I think I've got it in O(n log n) so it is enough for n <= 2e5. Create prefix array in such a way that prefix[i] denotes (number of x's in prefix i — other numbers in prefix i). For exemplary array it will be 1 2 1 2 3. You create it as below:

for (int i = 1; i <= n; i++) {
        cin >> input;
        prefix[i] = prefix[i - 1];
        if (input == x)
            prefix[i]++;
        else
            prefix[i]--;
}

This is obviously O(n). Now let's go from the end of the array and for each i, count all the subarrays which start from i+1 and are proper. for(int i = n-1; i >= 0; i--) We can do it in O(log n).

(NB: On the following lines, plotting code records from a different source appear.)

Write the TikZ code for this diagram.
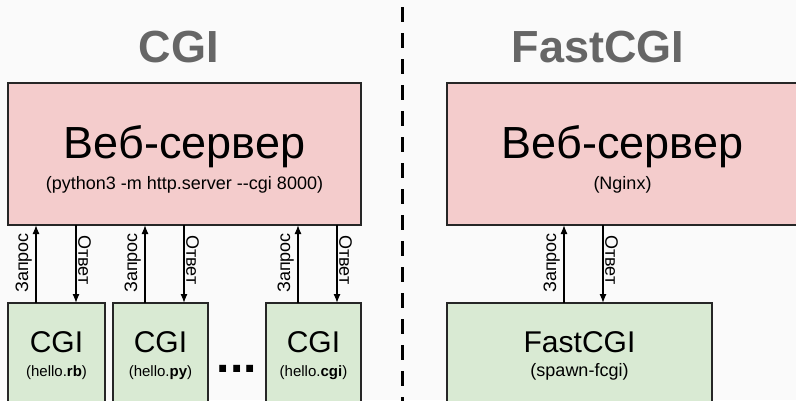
\documentclass[tikz,border=0pt]{standalone}
\usepackage{fontspec}
\setmainfont{Liberation Sans}
\usetikzlibrary{calc, positioning, arrows.meta}
\definecolor{bgcol}{HTML}{FAFAFA}
\definecolor{webcol}{HTML}{F4CCCC}
\definecolor{cgicol}{HTML}{D9EAD3}
\definecolor{titlecol}{HTML}{666666}
\begin{document}
\begin{tikzpicture}[x=1pt,y=-1pt,
 box/.style={draw=black!85,line width=1.6pt,outer sep=0pt,inner sep=0pt},
 webbox/.style={box,fill=webcol,minimum height=142},
 cgibox/.style={box,fill=cgicol,minimum height=107},
 conn/.style={line width=1.3pt,-{Latex[length=9pt,width=7pt]}},
 reqtext/.style={rotate=90,anchor=south east,inner sep=0pt,font=\fontsize{18}{18}\selectfont},
 anstext/.style={rotate=-90,anchor=south west,inner sep=0pt,font=\fontsize{18}{18}\selectfont}]
 \clip (0,0) rectangle (796,400);
 \fill[bgcol] (0,0) rectangle (796,400);

 % titles and divider
 \node[inner sep=0pt,text=titlecol,font=\fontsize{45}{45}\selectfont\bfseries] (tcgi) at (179,47) {CGI};
 \node[inner sep=0pt,text=titlecol,font=\fontsize{45}{45}\selectfont\bfseries] (tfcgi) at (598,47) {FastCGI};
 \draw[line width=3pt,dash pattern=on 15pt off 11pt] (402,7) -- (402,410);

 % web servers
 \node[webbox,minimum width=353] (webL) at (184.5,154) {};
 \node[anchor=base,inner sep=0pt,font=\fontsize{45}{45}\selectfont] (webLt) at ([yshift=-4]webL.center) {Веб-сервер};
 \node[anchor=base,inner sep=0pt,font=\fontsize{18}{18}\selectfont] (webLs) at ([yshift=-35]webL.center) {(python3 -m http.server -\kern0pt-cgi 8000)};
 \node[webbox,minimum width=351] (webR) at (622.5,154) {};
 \node[anchor=base,inner sep=0pt,font=\fontsize{45}{45}\selectfont] (webRt) at ([yshift=-4]webR.center) {Веб-сервер};
 \node[anchor=base,inner sep=0pt,font=\fontsize{18}{18}\selectfont] (webRs) at ([yshift=-35]webR.center) {(Nginx)};

 % cgi programs
 \node[cgibox,minimum width=97,anchor=north west] (cgiA) at ([yshift=-78]webL.south west) {};
 \node[cgibox,minimum width=95,right=8 of cgiA] (cgiB) {};
 \node[cgibox,minimum width=95,right=58 of cgiB] (cgiC) {};
 \node[cgibox,minimum width=265,anchor=north west] (fcgi) at ([yshift=-78]webR.south west) {};
 \foreach \b/\t in {cgiA/rb, cgiB/py, cgiC/cgi}{
  \node[anchor=base,inner sep=0pt,font=\fontsize{30}{30}\selectfont] (\b t) at ([yshift=4.5]\b.center) {CGI};
  \node[anchor=base,inner sep=0pt,font=\fontsize{15}{15}\selectfont] (\b s) at ([yshift=-19.5]\b.center) {(hello.\textbf{\t})};
 }
 \node[anchor=base,inner sep=0pt,font=\fontsize{30}{30}\selectfont] (fcgit) at ([yshift=4.5]fcgi.center) {FastCGI};
 \node[anchor=base,inner sep=0pt,font=\fontsize{18}{18}\selectfont] (fcgis) at ([yshift=-19.5]fcgi.center) {(spawn-fcgi)};
 \node[anchor=base,inner sep=0pt,font=\fontsize{48}{48}\selectfont\bfseries] (dots) at ($(cgiB.center)!0.5!(cgiC.center)+(0,15.5)$) {...};

 % requests and answers
 \foreach \b/\w/\l/\r in {cgiA/webL/-20.5/19.5, cgiB/webL/-15.5/23.5, cgiC/webL/-15.5/23.5, fcgi/webR/-15.5/23.5}{
  \draw[conn] ([xshift=\l]\b.north) -- ([xshift=\l]\b.north |- \w.south) coordinate (\b q);
  \draw[conn] ([xshift=\r]\b.north |- \w.south) coordinate (\b a) -- ([xshift=\r]\b.north);
  \node[reqtext] (\b qt) at ([shift={(-4pt,-8pt)}]\b q) {Запрос};
  \node[anstext] (\b at) at ([shift={(2pt,-10pt)}]\b a) {Ответ};
 }
\end{tikzpicture}
\end{document}
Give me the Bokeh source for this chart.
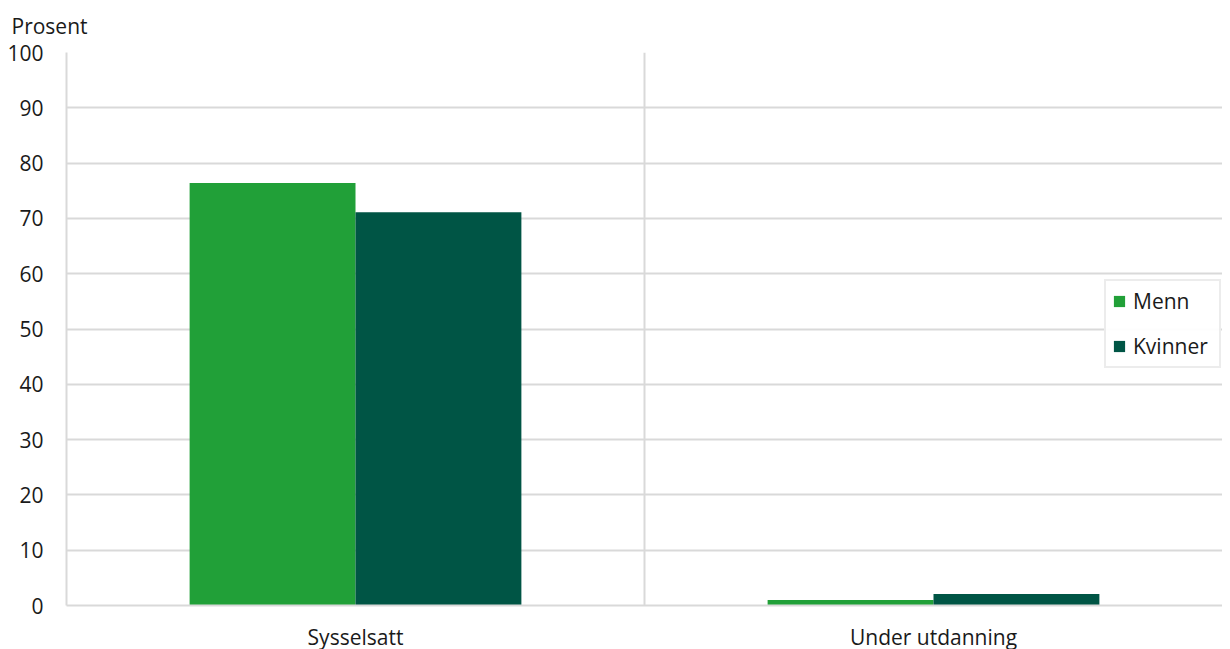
from bokeh.plotting import figure
from bokeh.models import ColumnDataSource, FactorRange, Range1d, Span, Legend, LegendItem, FixedTicker
from bokeh.transform import dodge
from bokeh.embed import file_html
from bokeh.resources import INLINE

categories = ["Sysselsatt", "Under utdanning"]
menn = [76.4, 1.0]
kvinner = [71.1, 2.1]
y_ticks = [0, 10, 20, 30, 40, 50, 60, 70, 80, 90, 100]

FONT = "Open Sans"
GRID = "#d9d9d9"
C_MENN = "#21a038"
C_KVINNER = "#005545"
FS = "21px"

source = ColumnDataSource(dict(cat=categories, menn=menn, kvinner=kvinner))

p = figure(
    x_range=FactorRange(*categories, range_padding=0),
    y_range=Range1d(0, 100),
    frame_width=1156, frame_height=553,
    min_border_left=66, min_border_right=0, min_border_top=52, min_border_bottom=30,
    output_backend="svg", toolbar_location=None,
)
p.outline_line_color = None
p.background_fill_color = "white"

bw = 0.287
r1 = p.vbar(x=dodge("cat", -bw / 2, range=p.x_range), top="menn", width=bw,
            source=source, fill_color=C_MENN, line_color=None)
r2 = p.vbar(x=dodge("cat", bw / 2, range=p.x_range), top="kvinner", width=bw,
            source=source, fill_color=C_KVINNER, line_color=None)

# y axis
p.yaxis.ticker = FixedTicker(ticks=y_ticks)
p.yaxis.axis_line_color = GRID
p.yaxis.axis_line_width = 2
p.yaxis.major_tick_line_color = None
p.yaxis.minor_tick_line_color = None
p.yaxis.major_label_standoff = 17
p.yaxis.major_label_text_font = FONT
p.yaxis.major_label_text_font_size = FS
p.yaxis.major_label_text_color = "#1a1a1a"

# x axis
p.xaxis.axis_line_color = GRID
p.xaxis.axis_line_width = 2
p.xaxis.major_tick_line_color = None
p.xaxis.minor_tick_line_color = None
p.xaxis.major_label_standoff = 11
p.xaxis.major_label_text_line_height = 1.0
p.xaxis.major_label_text_font = FONT
p.xaxis.major_label_text_font_size = FS
p.xaxis.major_label_text_color = "#1a1a1a"

p.ygrid.grid_line_color = GRID
p.ygrid.grid_line_width = 2
p.xgrid.grid_line_color = None

sep = Span(location=1.0, dimension="height", line_color=GRID, line_width=2, level="underlay")
p.add_layout(sep)

p.title.text = "Prosent"
p.title.align = "left"
p.title.vertical_align = "top"
p.title.offset = -55
p.title.standoff = 22
p.title.text_font = FONT
p.title.text_font_size = FS
p.title.text_font_style = "normal"
p.title.text_color = "#1a1a1a"

legend = Legend(
    items=[LegendItem(label="Menn", renderers=[r1]), LegendItem(label="Kvinner", renderers=[r2])],
    location=(1038, 237),
    border_line_color=GRID, border_line_width=2,
    glyph_width=14, glyph_height=14, label_height=20, label_width=80,
    spacing=17, padding=6, margin=0, label_standoff=7,
    label_text_font=FONT, label_text_font_size=FS, label_text_color="#1a1a1a",
)
p.add_layout(legend)

open("out.html", "w").write(file_html(p, INLINE))
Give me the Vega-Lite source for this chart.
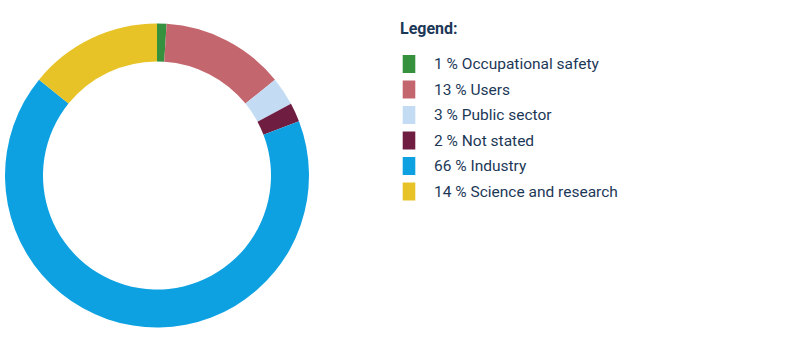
{
  "$schema": "https://vega.github.io/schema/vega-lite/v6.json",
  "width": 314,
  "height": 351,
  "autosize": {"type": "none"},
  "padding": {"left": 0, "top": 0, "right": 487, "bottom": 0},
  "background": "white",
  "view": {"stroke": null},
  "data": {
    "values": [
      {"order": 1, "category": "Occupational safety", "value": 1, "label": "\u20071\u00a0%\u00a0Occupational safety"},
      {"order": 2, "category": "Users", "value": 13, "label": "13\u00a0%\u00a0Users"},
      {"order": 3, "category": "Public sector", "value": 3, "label": "\u20073\u00a0%\u00a0Public sector"},
      {"order": 4, "category": "Not stated", "value": 2, "label": "\u20072\u00a0%\u00a0Not stated"},
      {"order": 5, "category": "Industry", "value": 66, "label": "66\u00a0%\u00a0Industry"},
      {"order": 6, "category": "Science and research", "value": 14, "label": "14\u00a0%\u00a0Science and research"}
    ]
  },
  "mark": {"type": "arc", "innerRadius": 114, "outerRadius": 152},
  "encoding": {
    "theta": {"field": "value", "type": "quantitative", "stack": true},
    "order": {"field": "order", "type": "quantitative"},
    "color": {
      "field": "label",
      "type": "nominal",
      "sort": null,
      "scale": {
        "domain": ["\u20071\u00a0%\u00a0Occupational safety", "13\u00a0%\u00a0Users", "\u20073\u00a0%\u00a0Public sector", "\u20072\u00a0%\u00a0Not stated", "66\u00a0%\u00a0Industry", "14\u00a0%\u00a0Science and research"],
        "range": ["#36913f", "#c4666e", "#c3dcf4", "#6f1d40", "#0ea1e2", "#e8c327"]
      },
      "legend": {
        "title": "Legend:",
        "orient": "none",
        "legendX": 400,
        "legendY": 21,
        "padding": 0,
        "symbolType": "M-0.7,-1H0.7V1H-0.7Z",
        "symbolSize": 324,
        "symbolStrokeWidth": 0,
        "symbolOpacity": 1,
        "labelOffset": 16,
        "labelFont": "Roboto",
        "labelFontSize": 15.5,
        "labelColor": "#1c3857",
        "labelLimit": 400,
        "rowPadding": 7.5,
        "titleFont": "Roboto",
        "titleFontSize": 16,
        "titleFontWeight": "bold",
        "titleColor": "#1c3857",
        "titlePadding": 18
      }
    }
  }
}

Number of subarrays that should be counted is equal to the number of such m: i < m <= n && prefix[m] — prefix[i] > 0. (it means that the prefix 'grows' so there are more x's than other numbers in the subarray). The results will be as below:

i = 4, count = 1
i = 3, count = 2
i = 2, count = 1
i = 1, count = 3
i = 0, count = 5
============== 12

How to know how many m's meet this condition for each i? We can keep them in tree. Leaves are all possible values of prefix[m] so there are n+1 of them. Every time we pass the prefix, we add it to the tree in O(log n). It guarantees that i < m <= n. When we want to count m's which meet the second condition, we can do it in O(log n), too. It's just a range query.